**INFORMATION PROVIDED**.
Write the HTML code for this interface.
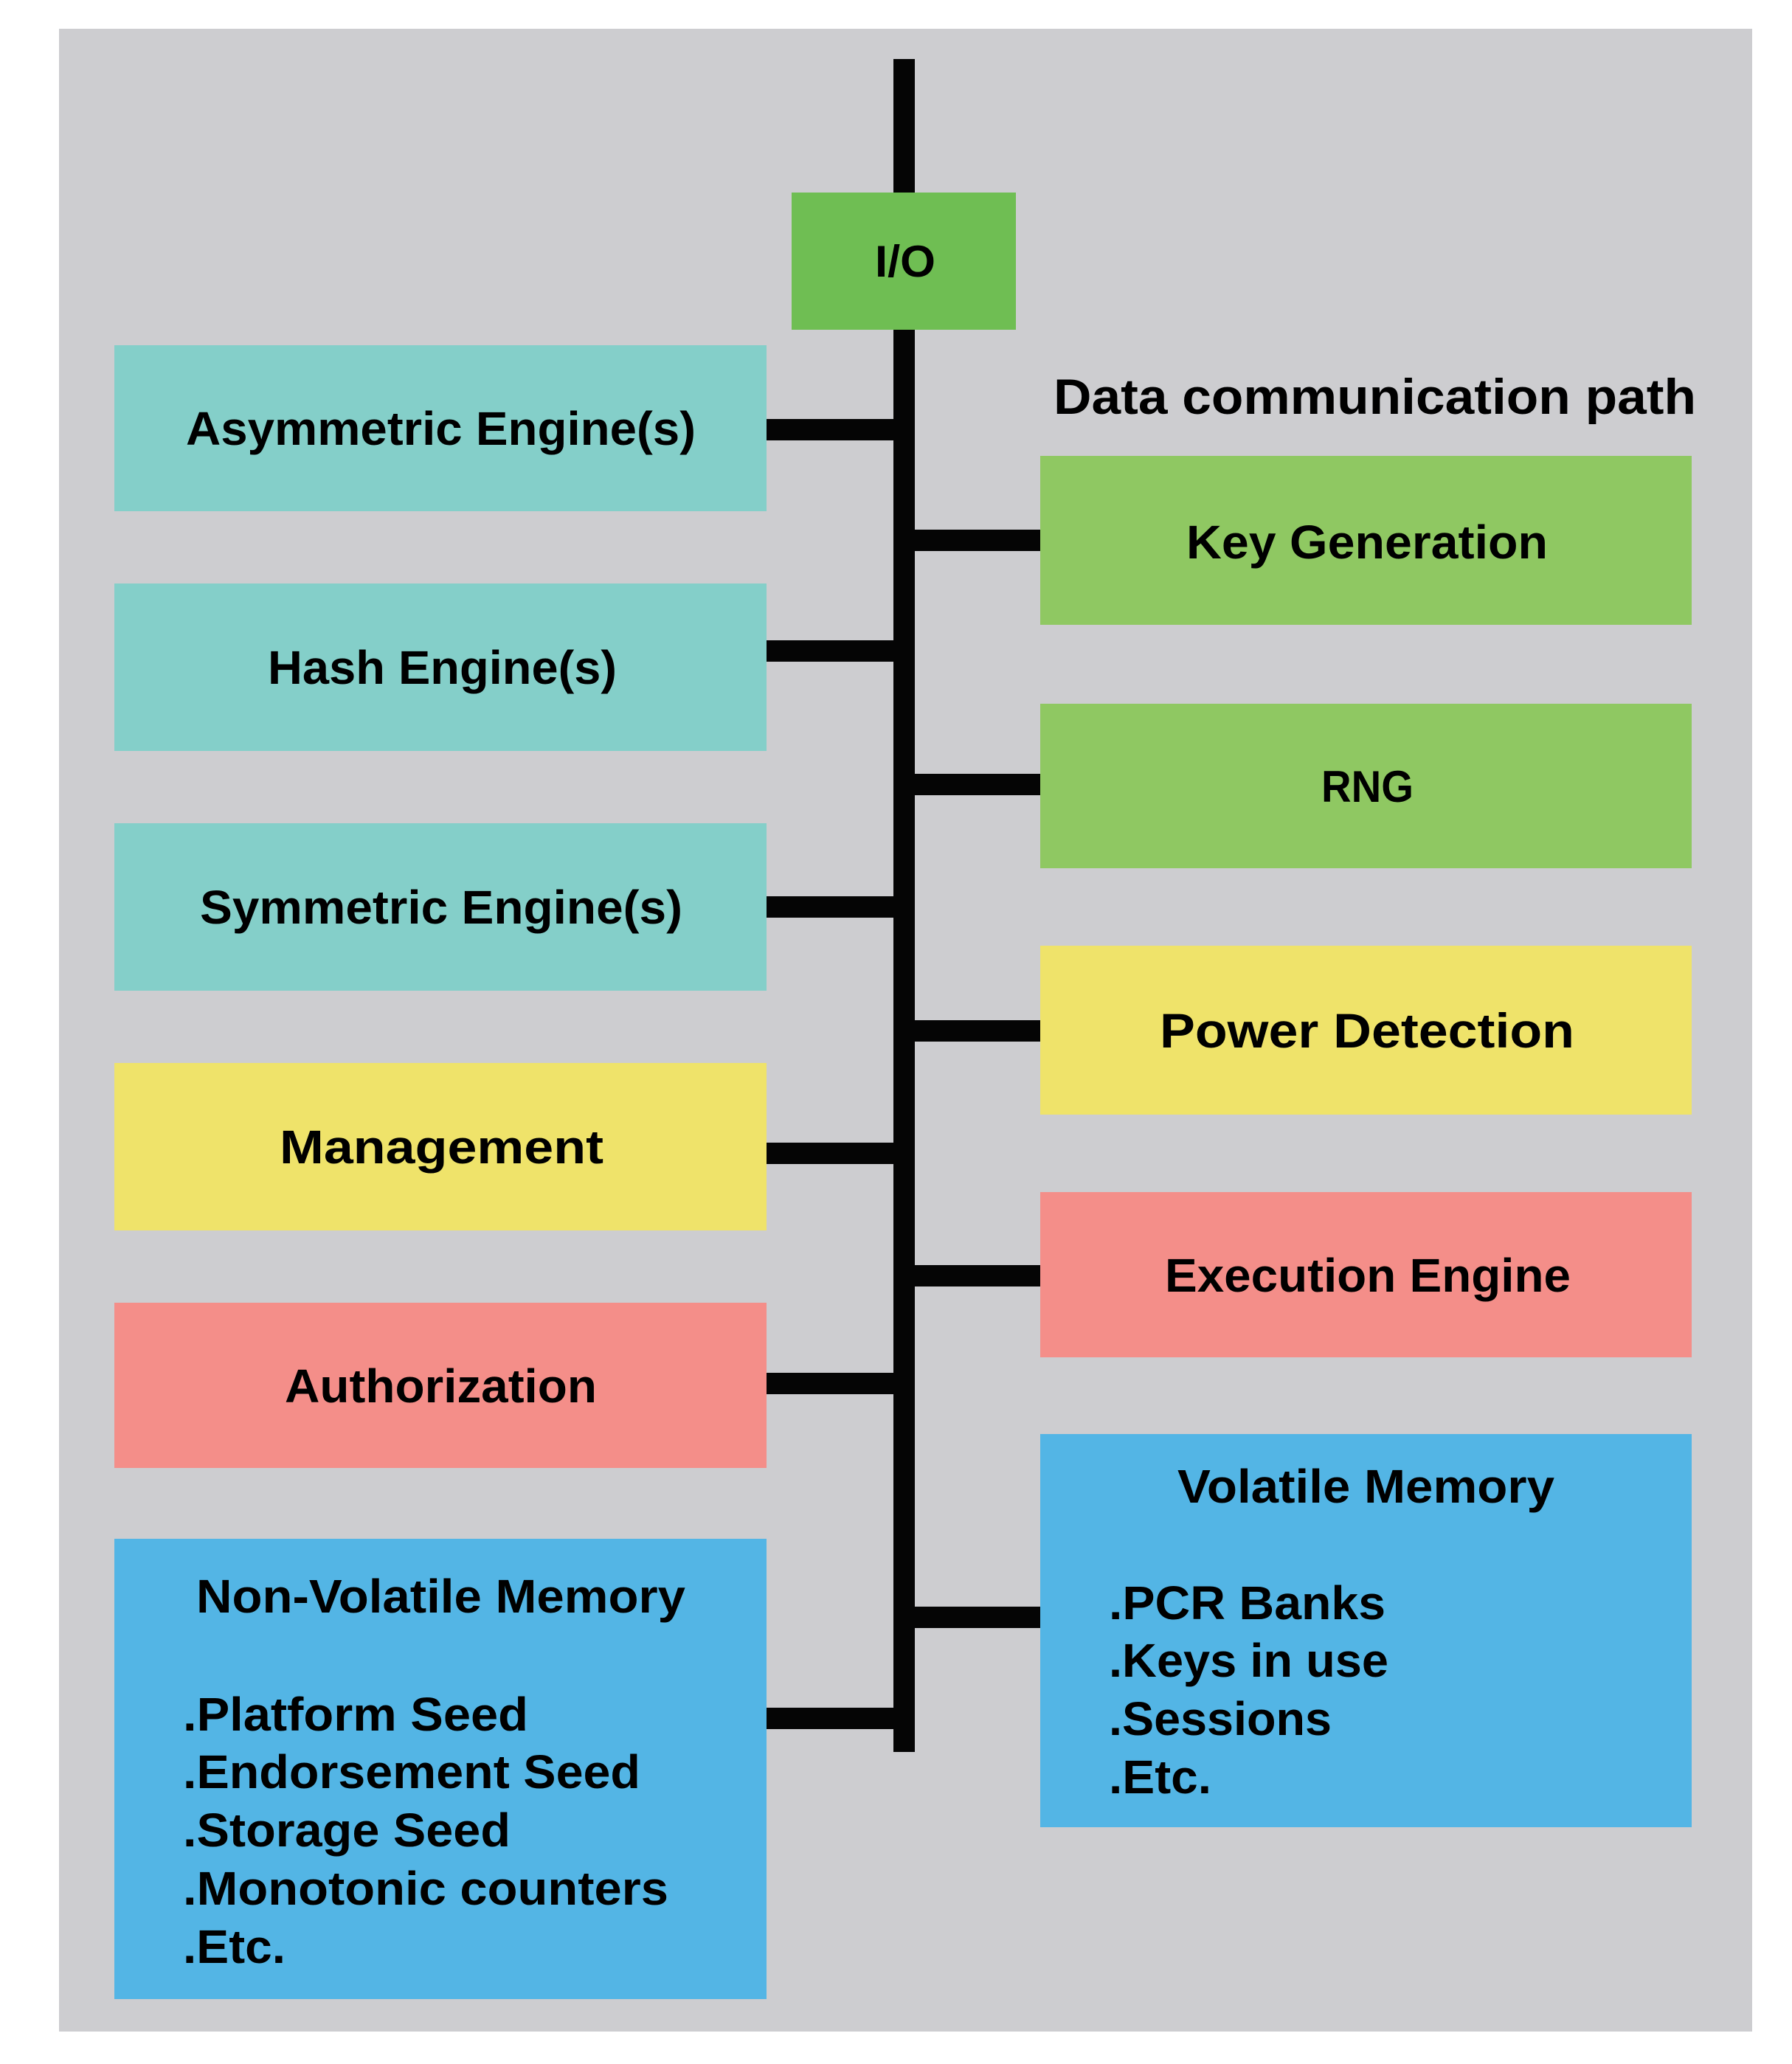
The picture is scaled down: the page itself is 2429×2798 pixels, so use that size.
<!DOCTYPE html>
<html><head><meta charset="utf-8"><style>
html,body{margin:0;padding:0;background:#fff}
svg{display:block}
text{font-family:"Liberation Sans",Arial,sans-serif;font-weight:bold;fill:#000}
</style></head><body>
<svg width="2429" height="2798" viewBox="0 0 2429 2798" xmlns="http://www.w3.org/2000/svg">
<rect x="0" y="0" width="2429" height="2798" fill="#fff"/>
<rect x="80" y="39" width="2295" height="2715" fill="#cdcdd0"/>
<!-- bus -->
<rect x="1211" y="80" width="29" height="2295" fill="#050505"/>
<!-- I/O -->
<rect x="1073" y="261" width="304" height="186" fill="#6fbe53"/>
<text x="1186" y="375" font-size="60" textLength="82" lengthAdjust="spacingAndGlyphs">I/O</text>
<!-- left connectors -->
<rect x="1033" y="568" width="180" height="29" fill="#050505"/>
<rect x="1033" y="868" width="180" height="29" fill="#050505"/>
<rect x="1033" y="1215" width="180" height="29" fill="#050505"/>
<rect x="1033" y="1549" width="180" height="29" fill="#050505"/>
<rect x="1033" y="1861" width="180" height="29" fill="#050505"/>
<rect x="1033" y="2315" width="180" height="29" fill="#050505"/>
<!-- right connectors -->
<rect x="1238" y="718" width="182" height="29" fill="#050505"/>
<rect x="1238" y="1049" width="182" height="29" fill="#050505"/>
<rect x="1238" y="1383" width="182" height="29" fill="#050505"/>
<rect x="1238" y="1715" width="182" height="29" fill="#050505"/>
<rect x="1238" y="2178" width="182" height="29" fill="#050505"/>
<!-- left boxes -->
<rect x="155" y="468" width="884" height="225" fill="#84cfc9"/>
<text x="252" y="603" font-size="64" textLength="691" lengthAdjust="spacingAndGlyphs">Asymmetric Engine(s)</text>
<rect x="155" y="791" width="884" height="227" fill="#84cfc9"/>
<text x="363" y="927" font-size="64" textLength="473" lengthAdjust="spacingAndGlyphs">Hash Engine(s)</text>
<rect x="155" y="1116" width="884" height="227" fill="#84cfc9"/>
<text x="271" y="1252" font-size="64" textLength="654" lengthAdjust="spacingAndGlyphs">Symmetric Engine(s)</text>
<rect x="155" y="1441" width="884" height="227" fill="#efe36a"/>
<text x="379" y="1577" font-size="64" textLength="439" lengthAdjust="spacingAndGlyphs">Management</text>
<rect x="155" y="1766" width="884" height="224" fill="#f48e89"/>
<text x="386" y="1901" font-size="64" textLength="423" lengthAdjust="spacingAndGlyphs">Authorization</text>
<rect x="155" y="2086" width="884" height="624" fill="#53b5e5"/>
<text x="266" y="2186" font-size="64" textLength="663" lengthAdjust="spacingAndGlyphs">Non-Volatile Memory</text>
<text x="248" y="2346" font-size="64" textLength="468" lengthAdjust="spacingAndGlyphs">.Platform Seed</text>
<text x="248" y="2424" font-size="64" textLength="620" lengthAdjust="spacingAndGlyphs">.Endorsement Seed</text>
<text x="248" y="2503" font-size="64" textLength="444" lengthAdjust="spacingAndGlyphs">.Storage Seed</text>
<text x="248" y="2582" font-size="64" textLength="658" lengthAdjust="spacingAndGlyphs">.Monotonic counters</text>
<text x="248" y="2661" font-size="64" textLength="139" lengthAdjust="spacingAndGlyphs">.Etc.</text>
<!-- right side -->
<text x="1428" y="561" font-size="68" textLength="871" lengthAdjust="spacingAndGlyphs">Data communication path</text>
<rect x="1410" y="618" width="883" height="229" fill="#8fc862"/>
<text x="1608" y="757" font-size="64" textLength="490" lengthAdjust="spacingAndGlyphs">Key Generation</text>
<rect x="1410" y="954" width="883" height="223" fill="#8fc862"/>
<text x="1791" y="1087" font-size="60" textLength="125" lengthAdjust="spacingAndGlyphs">RNG</text>
<rect x="1410" y="1282" width="883" height="229" fill="#efe36a"/>
<text x="1572" y="1420" font-size="66" textLength="562" lengthAdjust="spacingAndGlyphs">Power Detection</text>
<rect x="1410" y="1616" width="883" height="224" fill="#f48e89"/>
<text x="1579" y="1751" font-size="64" textLength="550" lengthAdjust="spacingAndGlyphs">Execution Engine</text>
<rect x="1410" y="1944" width="883" height="533" fill="#53b5e5"/>
<text x="1596" y="2037" font-size="64" textLength="511" lengthAdjust="spacingAndGlyphs">Volatile Memory</text>
<text x="1503" y="2195" font-size="64" textLength="375" lengthAdjust="spacingAndGlyphs">.PCR Banks</text>
<text x="1503" y="2273" font-size="64" textLength="379" lengthAdjust="spacingAndGlyphs">.Keys in use</text>
<text x="1503" y="2352" font-size="64" textLength="302" lengthAdjust="spacingAndGlyphs">.Sessions</text>
<text x="1503" y="2431" font-size="64" textLength="139" lengthAdjust="spacingAndGlyphs">.Etc.</text>
</svg>
</body></html>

**WORK TO COMPLETE**.
Copy out all of the material exactly as written, without its pictures.

**SOLUTION**.
Write the HTML code for this interface.
The picture is scaled down: the page itself is 2429×2798 pixels, so use that size.
<!DOCTYPE html>
<html><head><meta charset="utf-8"><style>
html,body{margin:0;padding:0;background:#fff}
svg{display:block}
text{font-family:"Liberation Sans",Arial,sans-serif;font-weight:bold;fill:#000}
</style></head><body>
<svg width="2429" height="2798" viewBox="0 0 2429 2798" xmlns="http://www.w3.org/2000/svg">
<rect x="0" y="0" width="2429" height="2798" fill="#fff"/>
<rect x="80" y="39" width="2295" height="2715" fill="#cdcdd0"/>
<!-- bus -->
<rect x="1211" y="80" width="29" height="2295" fill="#050505"/>
<!-- I/O -->
<rect x="1073" y="261" width="304" height="186" fill="#6fbe53"/>
<text x="1186" y="375" font-size="60" textLength="82" lengthAdjust="spacingAndGlyphs">I/O</text>
<!-- left connectors -->
<rect x="1033" y="568" width="180" height="29" fill="#050505"/>
<rect x="1033" y="868" width="180" height="29" fill="#050505"/>
<rect x="1033" y="1215" width="180" height="29" fill="#050505"/>
<rect x="1033" y="1549" width="180" height="29" fill="#050505"/>
<rect x="1033" y="1861" width="180" height="29" fill="#050505"/>
<rect x="1033" y="2315" width="180" height="29" fill="#050505"/>
<!-- right connectors -->
<rect x="1238" y="718" width="182" height="29" fill="#050505"/>
<rect x="1238" y="1049" width="182" height="29" fill="#050505"/>
<rect x="1238" y="1383" width="182" height="29" fill="#050505"/>
<rect x="1238" y="1715" width="182" height="29" fill="#050505"/>
<rect x="1238" y="2178" width="182" height="29" fill="#050505"/>
<!-- left boxes -->
<rect x="155" y="468" width="884" height="225" fill="#84cfc9"/>
<text x="252" y="603" font-size="64" textLength="691" lengthAdjust="spacingAndGlyphs">Asymmetric Engine(s)</text>
<rect x="155" y="791" width="884" height="227" fill="#84cfc9"/>
<text x="363" y="927" font-size="64" textLength="473" lengthAdjust="spacingAndGlyphs">Hash Engine(s)</text>
<rect x="155" y="1116" width="884" height="227" fill="#84cfc9"/>
<text x="271" y="1252" font-size="64" textLength="654" lengthAdjust="spacingAndGlyphs">Symmetric Engine(s)</text>
<rect x="155" y="1441" width="884" height="227" fill="#efe36a"/>
<text x="379" y="1577" font-size="64" textLength="439" lengthAdjust="spacingAndGlyphs">Management</text>
<rect x="155" y="1766" width="884" height="224" fill="#f48e89"/>
<text x="386" y="1901" font-size="64" textLength="423" lengthAdjust="spacingAndGlyphs">Authorization</text>
<rect x="155" y="2086" width="884" height="624" fill="#53b5e5"/>
<text x="266" y="2186" font-size="64" textLength="663" lengthAdjust="spacingAndGlyphs">Non-Volatile Memory</text>
<text x="248" y="2346" font-size="64" textLength="468" lengthAdjust="spacingAndGlyphs">.Platform Seed</text>
<text x="248" y="2424" font-size="64" textLength="620" lengthAdjust="spacingAndGlyphs">.Endorsement Seed</text>
<text x="248" y="2503" font-size="64" textLength="444" lengthAdjust="spacingAndGlyphs">.Storage Seed</text>
<text x="248" y="2582" font-size="64" textLength="658" lengthAdjust="spacingAndGlyphs">.Monotonic counters</text>
<text x="248" y="2661" font-size="64" textLength="139" lengthAdjust="spacingAndGlyphs">.Etc.</text>
<!-- right side -->
<text x="1428" y="561" font-size="68" textLength="871" lengthAdjust="spacingAndGlyphs">Data communication path</text>
<rect x="1410" y="618" width="883" height="229" fill="#8fc862"/>
<text x="1608" y="757" font-size="64" textLength="490" lengthAdjust="spacingAndGlyphs">Key Generation</text>
<rect x="1410" y="954" width="883" height="223" fill="#8fc862"/>
<text x="1791" y="1087" font-size="60" textLength="125" lengthAdjust="spacingAndGlyphs">RNG</text>
<rect x="1410" y="1282" width="883" height="229" fill="#efe36a"/>
<text x="1572" y="1420" font-size="66" textLength="562" lengthAdjust="spacingAndGlyphs">Power Detection</text>
<rect x="1410" y="1616" width="883" height="224" fill="#f48e89"/>
<text x="1579" y="1751" font-size="64" textLength="550" lengthAdjust="spacingAndGlyphs">Execution Engine</text>
<rect x="1410" y="1944" width="883" height="533" fill="#53b5e5"/>
<text x="1596" y="2037" font-size="64" textLength="511" lengthAdjust="spacingAndGlyphs">Volatile Memory</text>
<text x="1503" y="2195" font-size="64" textLength="375" lengthAdjust="spacingAndGlyphs">.PCR Banks</text>
<text x="1503" y="2273" font-size="64" textLength="379" lengthAdjust="spacingAndGlyphs">.Keys in use</text>
<text x="1503" y="2352" font-size="64" textLength="302" lengthAdjust="spacingAndGlyphs">.Sessions</text>
<text x="1503" y="2431" font-size="64" textLength="139" lengthAdjust="spacingAndGlyphs">.Etc.</text>
</svg>
</body></html>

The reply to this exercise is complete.